Noutras arquiteturas, o Grand Place, em Bruxelas, é outra bênção para a vista, com os seus prédios antigos, por muito que a capital belga tenha outras atrações como o Átomo de Bruxelas ou o Mannekin Pis, a fonte do menino que urina água. Mas a cidade mais bonita é claramente a maneirinha Brugges, uma autêntica fábula que, por causa dos canais, disputa com Amesterdão o título de "Veneza do norte". O peso histórico de Antuérpia faz-se notar nos numerosos monumentos. Não devemos só aos belgas as invenções da batata frita e do saxofone. Também devemos-lhes a invenção dos patins, graças a John Joseph Merlin em 1760. Outra inovação veio daqueles lados por via do cartógrafo Gerardus Mercator que revolucionou no século XVI a forma como passámos a ver os mapas.
 
É belga um dos melhores ciclistas de sempre, Eddy Merckx, uma autêntica lenda na estrada nos anos 60 e 70, que ganhou cinco tours de France, cinco giros de Itália e uma Vuelta a Espanha, a acrescentar a três títulos mundiais.
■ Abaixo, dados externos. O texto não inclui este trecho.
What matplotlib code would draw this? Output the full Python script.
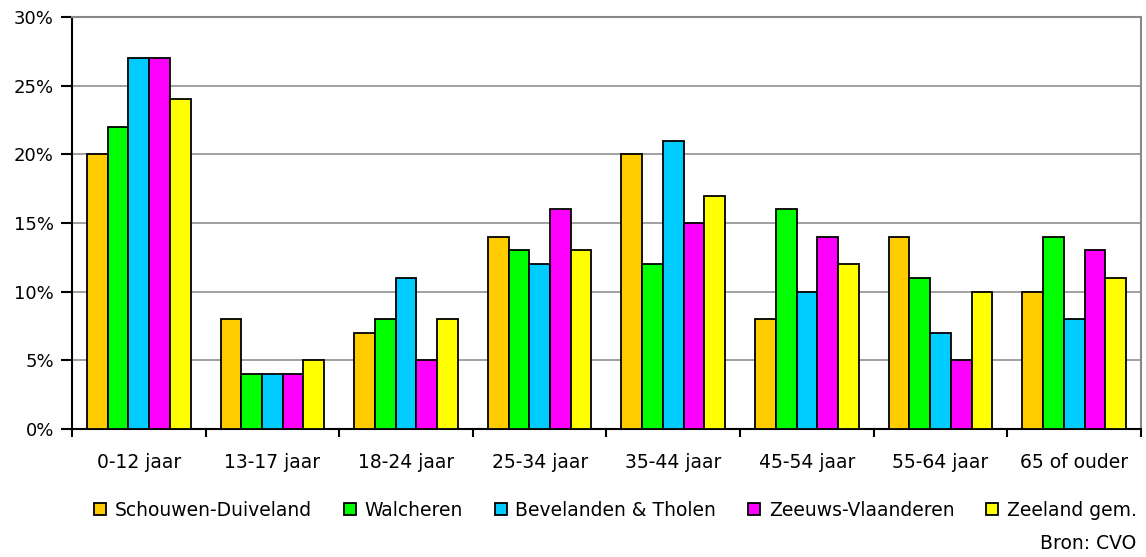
import numpy as np
import matplotlib
matplotlib.use('Agg')
import matplotlib.pyplot as plt
from matplotlib.ticker import PercentFormatter

# Age groups and share per region (%)
categories = ["0-12 jaar", "13-17 jaar", "18-24 jaar", "25-34 jaar",
              "35-44 jaar", "45-54 jaar", "55-64 jaar", "65 of ouder"]
series_names = ["Schouwen-Duiveland", "Walcheren", "Bevelanden & Tholen",
                "Zeeuws-Vlaanderen", "Zeeland gem."]
schouwen = [20, 8, 7, 14, 20, 8, 14, 10]
walcheren = [22, 4, 8, 13, 12, 16, 11, 14]
bevelanden = [27, 4, 11, 12, 21, 10, 7, 8]
zeeuws_vl = [27, 4, 5, 16, 15, 14, 5, 13]
zeeland = [24, 5, 8, 13, 17, 12, 10, 11]
colors = ["#FFCC00", "#00FF00", "#00CCFF", "#FF00FF", "#FFFF00"]

plt.rcParams['font.family'] = ['DejaVu Sans']
fs = 13.5

fig = plt.figure(figsize=(11.46, 5.57), dpi=100)
ax = fig.add_axes([0.0628, 0.2298, 0.9328, 0.7397])

x = np.arange(len(categories))
bar_w = 0.155
for i, (vals, name, col) in enumerate(zip(
        [schouwen, walcheren, bevelanden, zeeuws_vl, zeeland], series_names, colors)):
    ax.bar(x + (i - 2) * bar_w, vals, width=bar_w, color=col,
           edgecolor="black", linewidth=1.3, label=name, zorder=3)

ax.set_xlim(-0.5, len(categories) - 0.5)
ax.set_ylim(0, 30)
ax.set_yticks(range(0, 31, 5))
ax.yaxis.set_major_formatter(PercentFormatter(decimals=0))
# category boundaries get the tick marks, names sit between them
ax.set_xticks(np.arange(len(categories) + 1) - 0.5)
ax.set_xticklabels([])
ax.set_xticks(x, minor=True)
ax.set_xticklabels(categories, minor=True)
ax.tick_params(axis='x', which='minor', length=0, pad=17, labelsize=fs)
ax.tick_params(axis='x', which='major', length=6, width=1.5, direction='out')
ax.tick_params(axis='y', length=8, width=1.5, labelsize=13, pad=5)

ax.grid(axis='y', color='#999999', linewidth=1.3, zorder=0)
for s in ['left', 'bottom']:
    ax.spines[s].set_color('black')
    ax.spines[s].set_linewidth(1.5)
for s in ['top', 'right']:
    ax.spines[s].set_color('#888888')
    ax.spines[s].set_linewidth(1.5)

fig.legend(loc='center', bbox_to_anchor=(0.537, 0.084), ncol=5, frameon=False,
           fontsize=fs, handlelength=0.65, handleheight=0.65,
           handletextpad=0.45, columnspacing=1.7)
fig.text(1040 / 1146, 0.008, "Bron: CVO", fontsize=fs, ha='left', va='bottom')

fig.savefig("out.png", dpi=100)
No ténis feminino, a Bélgica foi bafejada na década passada por duas atletas superiores, vencedoras de vários Gands Slams, como Kim Clijsters e Justine Henin, esta última campeã olímpica. Aliás, medalhas de ouro foi algo que o país foi celebrando nas Olimpíadas, nas modalidades mais díspares, desde o judo (Robert Van de Walle) à natação (Frédérik Deburghgraeve) e ao atletismo (a saltadora em altura Tia Hellebaut e o meio-fundis dos 3000 obstáculos Gaston Roelants).